In Cina il 30% ed oltre delle vendite di vino passa dall’e-commerce. Aspetto che la Pandemia ha reso ancora più solido ed importante in un mercato che è sempre più importante anche per il business enoico, indicato da molti, almeno in era pre-Covid, come prossimo primo consumatore di vino da tutto il mondo. Che l’Italia debba recuperare terreno rispetto ad Australia, Francia e Cile, che dominano nelle esportazioni enoiche, è un altro dato di fatto, confermato, oltre che dai numeri assoluti (poco più di 16 milioni di euro di vino esportati tra gennaio e marzo 2020, 133 nel complesso nel 2019, dati Istat), c’è anche la totale assenza di brand e territori del Belpaese tra le posizioni di vertice per presenza tra le referenze dei 50 top retailer di Cina sul web analizzati dalla società specializzata MiBD, guardando ai soli vini rossi, che sono la grande maggioranza del consumo enoico nel Paese.

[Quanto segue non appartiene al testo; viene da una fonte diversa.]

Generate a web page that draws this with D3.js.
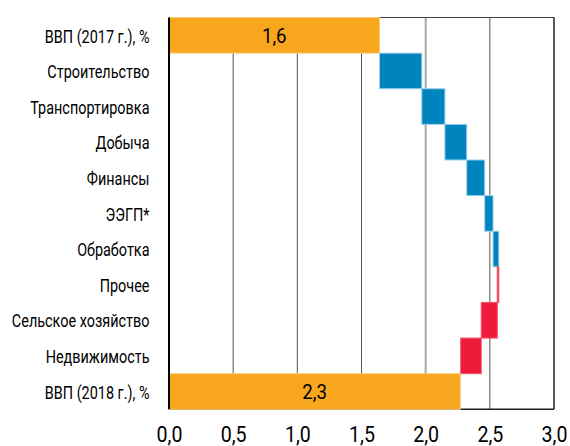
<!DOCTYPE html>
<html>
<head>
<meta charset="utf-8">
<script src="https://cdn.jsdelivr.net/npm/d3@7"></script>
<style>
  body { margin: 0; background: #fff; }
  text { font-family: Roboto, "Noto Sans", sans-serif; fill: #000; }
</style>
</head>
<body>
<svg id="chart" width="570" height="446"></svg>
<script>
// Row labels, top to bottom
const categories = [
  "ВВП (2017 г.), %",
  "Строительство",
  "Транспортировка",
  "Добыча",
  "Финансы",
  "ЭЭГП*",
  "Обработка",
  "Прочее",
  "Сельское хозяйство",
  "Недвижимость",
  "ВВП (2018 г.), %"
];
// GDP growth totals, first and last rows
const gdpTotals = [1.64, 2.27];
// Sector contributions, percentage points (rows 2..10)
const contributions = [0.33, 0.18, 0.17, 0.14, 0.065, 0.045, -0.012, -0.125, -0.16];
const xTicks = [0, 0.5, 1, 1.5, 2, 2.5, 3];

const COLORS = {
  total: "#F8A61D", totalStroke: "#FBCB7E",
  up: "#0084BD", upStroke: "#9CD1EE",
  down: "#EE1B3B", downStroke: "#F2506A"
};
const SQUEEZE_NUM = 0.89;  // narrow digits
const SQUEEZE_CAT = 0.76;  // narrow row labels

const svg = d3.select("#chart");
const plotLeft = 169, plotRight = 554, plotTop = 17.5, plotBottom = 409.3;

const x = d3.scaleLinear().domain([0, 3]).range([plotLeft, plotRight]);
const y = d3.scaleBand().domain(categories).range([plotTop, plotBottom]).padding(0);

// Build waterfall segments
const rows = [];
rows.push({ cat: categories[0], x0: 0, x1: gdpTotals[0], kind: "total", value: gdpTotals[0] });
let run = gdpTotals[0];
contributions.forEach((c, i) => {
  const start = run;
  run += c;
  rows.push({ cat: categories[i + 1], x0: Math.min(start, run), x1: Math.max(start, run), kind: c >= 0 ? "up" : "down", value: c });
});
rows.push({ cat: categories[10], x0: 0, x1: gdpTotals[1], kind: "total", value: gdpTotals[1] });

// Vertical gridlines
svg.append("g").selectAll("line")
  .data(xTicks.filter(t => t > 0 && t < 3))
  .join("line")
  .attr("x1", d => x(d)).attr("x2", d => x(d))
  .attr("y1", plotTop).attr("y2", plotBottom)
  .attr("stroke", d => d === 2 ? "#A8A8A8" : "#555")
  .attr("stroke-width", d => d === 2 ? 2 : 1);

// Frame
svg.append("line").attr("x1", plotLeft).attr("x2", plotRight).attr("y1", plotTop).attr("y2", plotTop)
  .attr("stroke", "#444").attr("stroke-width", 1);
svg.append("line").attr("x1", plotRight).attr("x2", plotRight).attr("y1", plotTop).attr("y2", plotBottom)
  .attr("stroke", "#222").attr("stroke-width", 1.5);
svg.append("line").attr("x1", plotLeft).attr("x2", plotRight).attr("y1", plotBottom).attr("y2", plotBottom)
  .attr("stroke", "#222").attr("stroke-width", 1.5);

// Bars
svg.append("g").selectAll("rect")
  .data(rows)
  .join("rect")
  .attr("x", d => x(d.x0))
  .attr("y", d => y(d.cat))
  .attr("width", d => Math.max(1, x(d.x1) - x(d.x0)))
  .attr("height", y.bandwidth())
  .attr("fill", d => COLORS[d.kind])
  .attr("stroke", d => COLORS[d.kind + "Stroke"])
  .attr("stroke-width", 1);

// Left axis line
svg.append("line").attr("x1", plotLeft).attr("x2", plotLeft).attr("y1", plotTop).attr("y2", plotBottom)
  .attr("stroke", "#000").attr("stroke-width", 2);

const comma = v => d3.format(".1f")(v).replace(".", ",");

// Value labels on total bars
svg.append("g").selectAll("text")
  .data(rows.filter(r => r.kind === "total"))
  .join("text")
  .attr("text-anchor", "middle")
  .attr("font-size", 21)
  .attr("transform", d => `translate(${(x(d.x0) + x(d.x1)) / 2},${y(d.cat) + y.bandwidth() / 2 + 7.5}) scale(${SQUEEZE_NUM},1)`)
  .text(d => comma(d.value));

// Category axis
const yAxis = svg.append("g")
  .attr("transform", `translate(${plotLeft},0)`)
  .call(d3.axisLeft(y).tickSize(0).tickPadding(0));
yAxis.select(".domain").remove();
yAxis.selectAll("text")
  .attr("x", null).attr("dy", null)
  .attr("font-size", 19)
  .attr("font-family", null)
  .attr("fill", "#000")
  .attr("transform", `translate(-19.5,7.2) scale(${SQUEEZE_CAT},1)`);

// Value axis labels
const xAxis = svg.append("g")
  .attr("transform", `translate(0,${plotBottom})`)
  .call(d3.axisBottom(x).tickValues(xTicks).tickSize(0).tickFormat(comma));
xAxis.select(".domain").remove();
xAxis.selectAll("text")
  .attr("y", null).attr("dy", null)
  .attr("font-size", 22)
  .attr("font-family", null)
  .attr("fill", "#000")
  .attr("transform", `translate(0,32.4) scale(${SQUEEZE_NUM},1)`);
</script>
</body>
</html>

Ebbene, se tra i marchi spiccano giganti come Penfolds, Concha y Toro, Wolf Basse, Casella e Domaines Baron de Rothschild, davanti a nomi comi Jacob’s Creek, Chateau Lafite Rothschild, Chateau Beychevelle, Chateau Cantemerle, Chateau D’aussieres, Bodegas Torres, Chateau Latour, Chateau Haut-Brion, Great Wall e Los Vascos, tutti presenti almeno nel 40% dei cataloghi, a destare ancora più attenzione ad un occhio italiano è la totale assenza del Belpaese dalla top 15 anche tra le denominazioni ed i territori di origine, con al vertice il Cile con la Central Valley, poi Bordeaux e l’Australia con la South Australia, e ancora via via Medoc, Vin de France, Bordeaux Superieur, California, Pay d’Oc Igp (ancora dalla Francia), Mendoza, Rioja, Colchagua Valley, Maipo Valley Haut-Medoc, Barossa Valley e Languedoc.
Una classifica da prendere, come tutte, per quello che vale, ma che fa riflettere su quanto ancora ci sia da fare per far crescere la popolarità del vino italiano e dei suoi territori nel mercato cinese, nonostante i grandi sforzi messi in campo da aziende, fiere ed istituzioni in questi ultimi anni.